You are correct that pituitary dysfunction can be a cause of dwarfism, but it is only one of more than a dozen causes. If a person with slow growth or delayed puberty is found to have pituitary dysfunction (typically growth hormone deficiency), then growth hormone is given by injection. I saw kids in my residency who were getting growth hormone injections. Typically, they are below normal on the growth charts, and if the diagnosis is delayed long enough, it is clear that they should have entered puberty but have not.
You don’t try to stimulate the pituitary gland. It makes like 8 different hormones. Would you all want them to get produced in larger quantities? Anyway, you can’t stimulate the pituitary from outside the nervous system. It gets stimulated anyway by the hypothalamus, which lies directly above it in the brain, and sometimes the problem lies with the hypothalamus (e.g., growth hormone releasing hormone [GHRH] deficiency). Pituitary control is a very delicate process. Other causes of dwarfism involve receptor abnormalities, cell signaling abnormalities, abnormalities in chromosome number (e.g., Turner syndrome, XO), abnormalities of the bone growth process, and the list goes on. Not fixable with supplementation of any substance.

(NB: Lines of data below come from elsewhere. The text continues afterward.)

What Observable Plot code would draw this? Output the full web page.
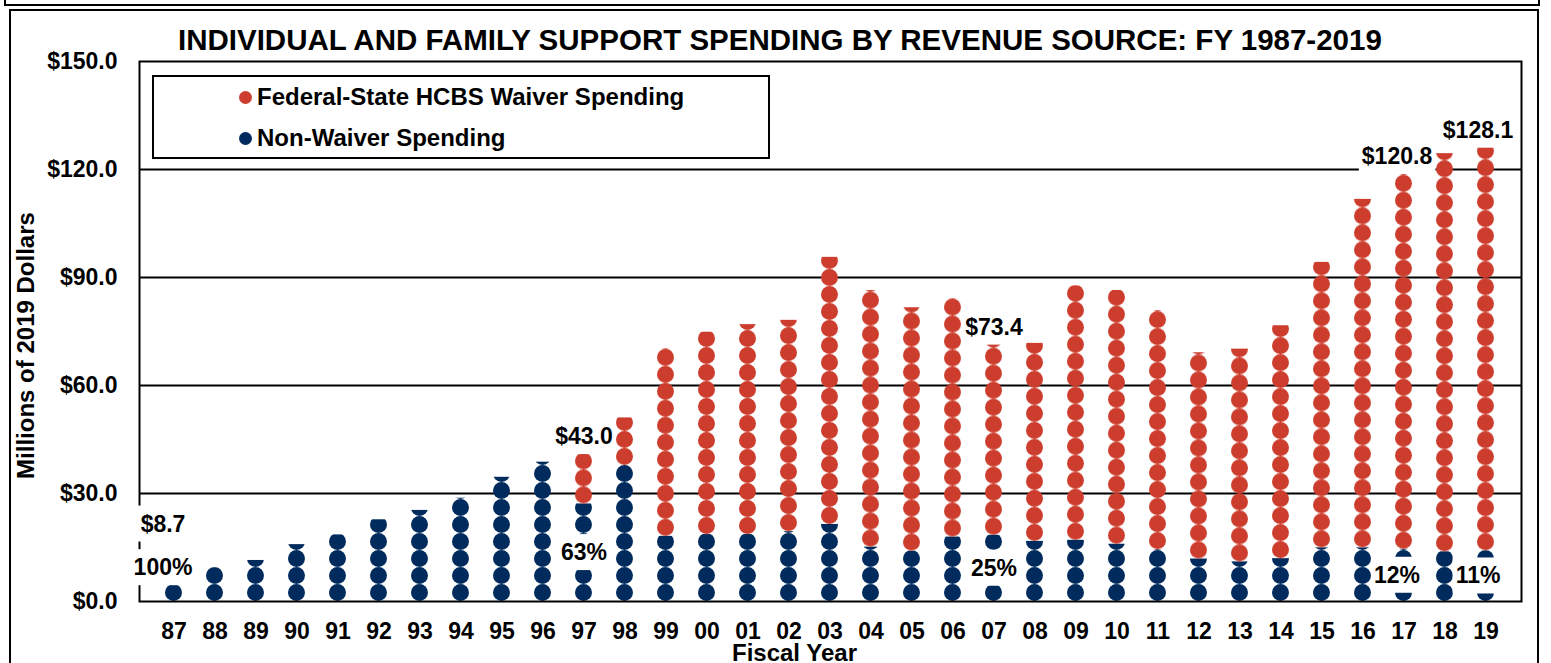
<!DOCTYPE html>
<html><head><meta charset="utf-8">
<script src="https://cdn.jsdelivr.net/npm/d3@7"></script>
<script src="https://cdn.jsdelivr.net/npm/@observablehq/plot@0.6"></script>
<style>
html,body{margin:0;padding:0;background:#fff;}
#wrap{position:relative;width:1551px;height:663px;overflow:hidden;font-family:"Liberation Sans",Arial,sans-serif;font-weight:bold;color:#000;}
#prevbox{position:absolute;left:4px;top:-40px;width:1532px;height:42px;border:2px solid #000;}
#outerbox{position:absolute;left:9px;top:9px;width:1526px;height:700px;border:2px solid #000;}
#chart{position:absolute;left:0;top:0;}
#title{position:absolute;left:178px;top:25px;font-size:29.5px;line-height:29px;white-space:nowrap;}
#legend{position:absolute;left:152px;top:75px;width:614px;height:80px;border:2px solid #000;background:#fff;}
.item{position:absolute;left:85px;height:24px;line-height:24px;display:flex;align-items:center;font-size:24px;white-space:nowrap;}
.dot{width:13px;height:13px;border-radius:50%;margin-right:5px;flex:none;}
</style>
</head><body>
<div id="wrap">
  <div id="prevbox"></div>
  <div id="outerbox"></div>
  <div id="chart"></div>
  <div id="title">INDIVIDUAL AND FAMILY SUPPORT SPENDING BY REVENUE SOURCE: FY 1987-2019</div>
  <div id="legend">
    <div class="item" style="top:8px"><span class="dot" id="dotW"></span>Federal-State HCBS Waiver Spending</div>
    <div class="item" style="top:49px"><span class="dot" id="dotN"></span>Non-Waiver Spending</div>
  </div>
</div>
<script>
// ---- data ----
const years = ["87","88","89","90","91","92","93","94","95","96","97","98","99","00","01","02","03","04","05","06","07","08","09","10","11","12","13","14","15","16","17","18","19"];
const nonWaiver = [8.7,9.4,11.4,15.8,18.5,22.7,25.3,28.7,34.5,38.7,27.1,37.8,18.1,18.6,18.6,19.4,21.4,15.1,14.0,17.9,18.4,16.7,17.0,15.9,14.4,11.8,11.0,11.9,14.9,14.9,14.5,13.8,14.1];
const waiver    = [0,0,0,0,0,0,0,0,0,0,15.9,13.2,52.1,56.2,58.3,58.7,74.2,71.3,67.6,66.2,55.0,55.0,70.7,70.5,66.4,57.3,59.1,64.7,79.3,96.8,106.3,110.6,114.0];
const labeledYears = ["87","97","07","17","19"];
const yTicks = [0,30,60,90,120,150];
const gridValues = [30,60,90,120];

// ---- style ----
const RED = "#CD3D2D", NAVY = "#002B5C";
const FONT = '"Liberation Sans", Arial, sans-serif';
const nudge = {"87": {dx:-11, dyTotal:-36, dyPct:-18}, "17": {dx:-7}, "19": {dx:-8}};
document.getElementById("dotW").style.background = RED;
document.getElementById("dotN").style.background = NAVY;

const rows = [];
years.forEach((y,i) => rows.push({year:y, series:"nw", value:nonWaiver[i]}));
years.forEach((y,i) => rows.push({year:y, series:"w", value:waiver[i]}));

const summary = years.map((y,i) => ({year:y, nw:nonWaiver[i], total:nonWaiver[i]+waiver[i]}))
  .filter(d => labeledYears.includes(d.year));
const fmtTotal = r => "$" + r.total.toFixed(1);
const fmtPct = r => Math.round(r.nw/r.total*100) + "%";
const labelTexts = new Set(summary.flatMap(r => [fmtTotal(r), fmtPct(r)]));

const labelMarks = [];
summary.forEach(d => {
  const n = nudge[d.year] || {};
  labelMarks.push(Plot.text([d], {x:"year", y:"total", text: fmtTotal,
    dx: n.dx || 0, dy: -10 + (n.dyTotal || 0), fontSize: 23, fill:"#000"}));
  labelMarks.push(Plot.text([d], {x:"year", y: r => r.nw/2, text: fmtPct,
    dx: n.dx || 0, dy: n.dyPct || 0, fontSize: 23, fill:"#000"}));
});

const chart = Plot.plot({
  width:1551, height:663, marginLeft:139, marginRight:30, marginTop:61, marginBottom:62,
  style:{fontFamily:FONT, fontSize:"23px", fontWeight:"bold", color:"#000", background:"transparent", overflow:"visible"},
  x:{domain:years, paddingInner:0.58, paddingOuter:0.29, tickSize:0, tickPadding:21, label:null},
  y:{domain:[0,150], ticks:yTicks, tickFormat:d => "$" + d.toFixed(1), tickSize:0, tickPadding:22, label:null},
  color:{type:"identity"},
  marks:[
    Plot.ruleY(gridValues, {stroke:"#000", strokeWidth:2}),
    Plot.barY(rows, Plot.stackY({x:"year", y:"value", fill: d => `url(#pat-${d.series}-${d.year})`})),
    Plot.frame({stroke:"#000", strokeWidth:2}),
    ...labelMarks,
    Plot.text(["Fiscal Year"], {frameAnchor:"bottom", textAnchor:"middle", lineAnchor:"middle", dy:52, dx:-36, fontSize:24, fill:"#000"}),
    Plot.text(["Millions of 2019 Dollars"], {frameAnchor:"left", textAnchor:"middle", lineAnchor:"middle", rotate:-90, dx:-113, dy:14, fontSize:24, fill:"#000"})
  ]
});
document.getElementById("chart").appendChild(chart);

// dot patterns positioned through the chart's own scales
const ns = "http://www.w3.org/2000/svg";
const xs = chart.scale("x"), ys = chart.scale("y");
const bw = xs.bandwidth;
const defs = document.createElementNS(ns, "defs");
years.forEach((y,i) => {
  const x0 = xs.apply(y);
  [["nw", 0, NAVY], ["w", nonWaiver[i], RED]].forEach(([s, base, col]) => {
    const p = document.createElementNS(ns, "pattern");
    p.setAttribute("id", `pat-${s}-${y}`);
    p.setAttribute("patternUnits", "userSpaceOnUse");
    p.setAttribute("x", x0);
    p.setAttribute("y", ys.apply(base));
    p.setAttribute("width", bw);
    p.setAttribute("height", bw);
    const c = document.createElementNS(ns, "circle");
    c.setAttribute("cx", bw/2); c.setAttribute("cy", bw/2); c.setAttribute("r", bw/2);
    c.setAttribute("fill", col);
    p.appendChild(c);
    defs.appendChild(p);
  });
});
chart.insertBefore(defs, chart.firstChild);

// white boxes behind data labels
chart.querySelectorAll("text").forEach(t => {
  if (!labelTexts.has(t.textContent)) return;
  const b = t.getBBox();
  const r = document.createElementNS(ns, "rect");
  r.setAttribute("x", b.x - 3); r.setAttribute("y", b.y - 5);
  r.setAttribute("width", b.width + 6); r.setAttribute("height", b.height + 10);
  r.setAttribute("fill", "#fff"); r.setAttribute("stroke", "none");
  const tr = t.getAttribute("transform");
  if (tr) r.setAttribute("transform", tr);
  t.parentNode.insertBefore(r, t);
});
</script>
</body></html>
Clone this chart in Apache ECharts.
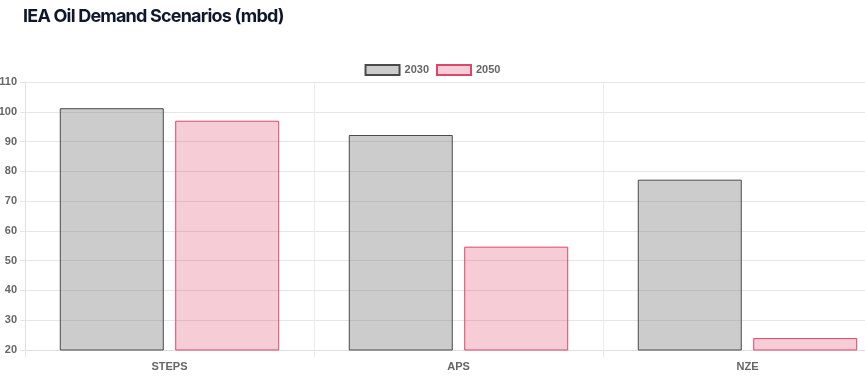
<!DOCTYPE html>
<html>
<head>
<meta charset="utf-8">
<script src="https://cdn.jsdelivr.net/npm/echarts@6/dist/echarts.min.js"></script>
<style>
html,body{margin:0;padding:0;background:#fff;}
#title{position:absolute;left:23px;top:5px;font-family:Inter,"Noto Sans",sans-serif;font-weight:700;font-size:18px;letter-spacing:-0.8px;color:#0f172a;}
#chart{position:absolute;left:0;top:0;width:865px;height:380px;}
</style>
</head>
<body>
<div id="chart"></div>
<div id="title">IEA Oil Demand Scenarios (mbd)</div>
<script>
const categories = ["STEPS", "APS", "NZE"];
const seriesNames = ["2030", "2050"];
const values2030 = [101.2, 92.2, 77.2];
const values2050 = [97.0, 54.7, 24.0];
const yTicks = [20, 30, 40, 50, 60, 70, 80, 90, 100, 110];

const chart = echarts.init(document.getElementById('chart'), null, {renderer: 'canvas'});
const labelFont = {fontFamily: 'Arial, "Liberation Sans", sans-serif', fontWeight: 'bold', fontSize: 11, color: '#666'};
chart.setOption({
  animation: false,
  legend: {
    top: 59,
    left: 'center',
    icon: 'rect',
    itemWidth: 34,
    itemHeight: 10,
    itemGap: 7,
    textStyle: labelFont,
    data: seriesNames
  },
  grid: {left: 25, right: -27, top: 82, bottom: 30, containLabel: false, outerBoundsMode: 'none'},
  xAxis: {
    type: 'category',
    data: categories,
    boundaryGap: true,
    axisLine: {show: true, lineStyle: {color: '#e0e0e0', width: 1}},
    axisTick: {show: true, length: 7, lineStyle: {color: '#e6e6e6'}},
    splitLine: {show: true, lineStyle: {color: '#ebebeb', width: 1}},
    axisLabel: Object.assign({margin: 11}, labelFont)
  },
  yAxis: {
    type: 'value',
    min: yTicks[0],
    max: yTicks[yTicks.length - 1],
    interval: 10,
    axisLine: {show: true, lineStyle: {color: '#e0e0e0'}},
    axisTick: {show: true, length: 5, lineStyle: {color: '#e6e6e6'}},
    splitLine: {show: true, lineStyle: {color: '#e6e6e6', width: 1}},
    axisLabel: Object.assign({margin: 8}, labelFont)
  },
  series: [
    {
      name: seriesNames[0],
      type: 'bar',
      data: values2030,
      barWidth: 104,
      barGap: '11%',
      itemStyle: {color: 'rgba(128,128,128,0.4)', borderColor: '#4a4a4a', borderWidth: 1}
    },
    {
      name: seriesNames[1],
      type: 'bar',
      data: values2050,
      barWidth: 104,
      barGap: '11%',
      itemStyle: {color: 'rgba(220,53,90,0.25)', borderColor: '#d9486a', borderWidth: 1}
    }
  ]
});
</script>
</body>
</html>
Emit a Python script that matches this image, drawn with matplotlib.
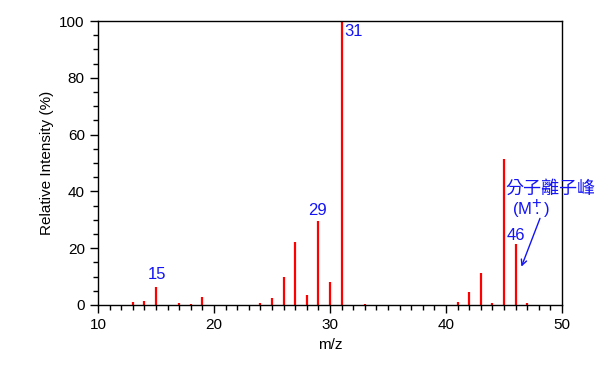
import numpy as np
import matplotlib
matplotlib.use("Agg")
from matplotlib import pyplot as plt
from matplotlib.ticker import MultipleLocator

# mass spectrum peaks (m/z, relative intensity %)
mz = [13, 14, 15, 17, 18, 19, 24, 25, 26, 27, 28, 29, 30, 31, 33,
      41, 42, 43, 44, 45, 46, 47]
intensity = [1.2, 1.3, 6.5, 0.6, 0.5, 2.7, 0.6, 2.5, 9.7, 22.3, 3.4, 29.7, 8.1, 100, 0.4,
             1.2, 4.6, 11.3, 0.6, 51.3, 21.5, 0.6]

peak_labels = ["15", "29", "31", "46"]

plt.rcParams['font.family'] = ['Liberation Sans', 'DejaVu Sans']
plt.rcParams['mathtext.fontset'] = 'custom'
plt.rcParams['mathtext.rm'] = 'Liberation Sans'
plt.rcParams['mathtext.it'] = 'Liberation Sans'

fig = plt.figure(figsize=(6, 3.7), dpi=100)
ax = fig.add_axes([0.1633, 0.1757, 0.7734, 0.7673])

ax.vlines(mz, 0, intensity, color='#ff0000', linewidth=1.6)

ax.set_xlim(10, 50)
ax.set_ylim(0, 100)
ax.xaxis.set_major_locator(MultipleLocator(10))
ax.xaxis.set_minor_locator(MultipleLocator(1))
ax.yaxis.set_major_locator(MultipleLocator(20))
ax.yaxis.set_minor_locator(MultipleLocator(5))
ax.tick_params(which='major', length=6, width=1, labelsize=11, direction='out')
ax.tick_params(which='minor', length=3.5, width=1, direction='out')
for s in ax.spines.values():
    s.set_linewidth(1)

ax.set_xlabel('m/z', fontsize=11)
ax.set_ylabel('Relative Intensity (%)', fontsize=11)

blue = '#1414f5'
# peak labels
pos = {"15": (15.1, 10.6), "29": (28.95, 33.4), "31": (32.0, 96.5), "46": (46.0, 24.6)}
for lab in peak_labels:
    x, y = pos[lab]
    ax.text(x, y, lab, color=blue, fontsize=12, ha='center', va='center')

# molecular ion annotation
ax.text(45.1, 40.8, '分子離子峰', color=blue, fontsize=13, ha='left', va='center',
        family=['Noto Sans CJK TC', 'DejaVu Sans'], clip_on=False, zorder=5)
ax.text(47.3, 34.2, r'(M$\genfrac{}{}{0}{0}{\mathregular{+}}{\bullet}$)', color=blue, fontsize=12,
        ha='center', va='center', clip_on=False, zorder=5)
ax.annotate('', xy=(46.5, 13.5), xytext=(48.1, 30.5),
            arrowprops=dict(arrowstyle='->', color=blue, lw=1, shrinkA=0, shrinkB=0))

fig.savefig('out.png', dpi=100)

Pituitary dwarfism is a kind of dwarfism that can be treated with synthetic human growth hormone before a child’s growth plates have been fused. However, other forms of dwarfism are not caused by pituitary anomalies. Achondroplasia, for example, is a genetic condition where a protein functions abnormally, slowing the growth of bone in the cartilage of the growth plate. That makes the bones shorter and abnormally shaped.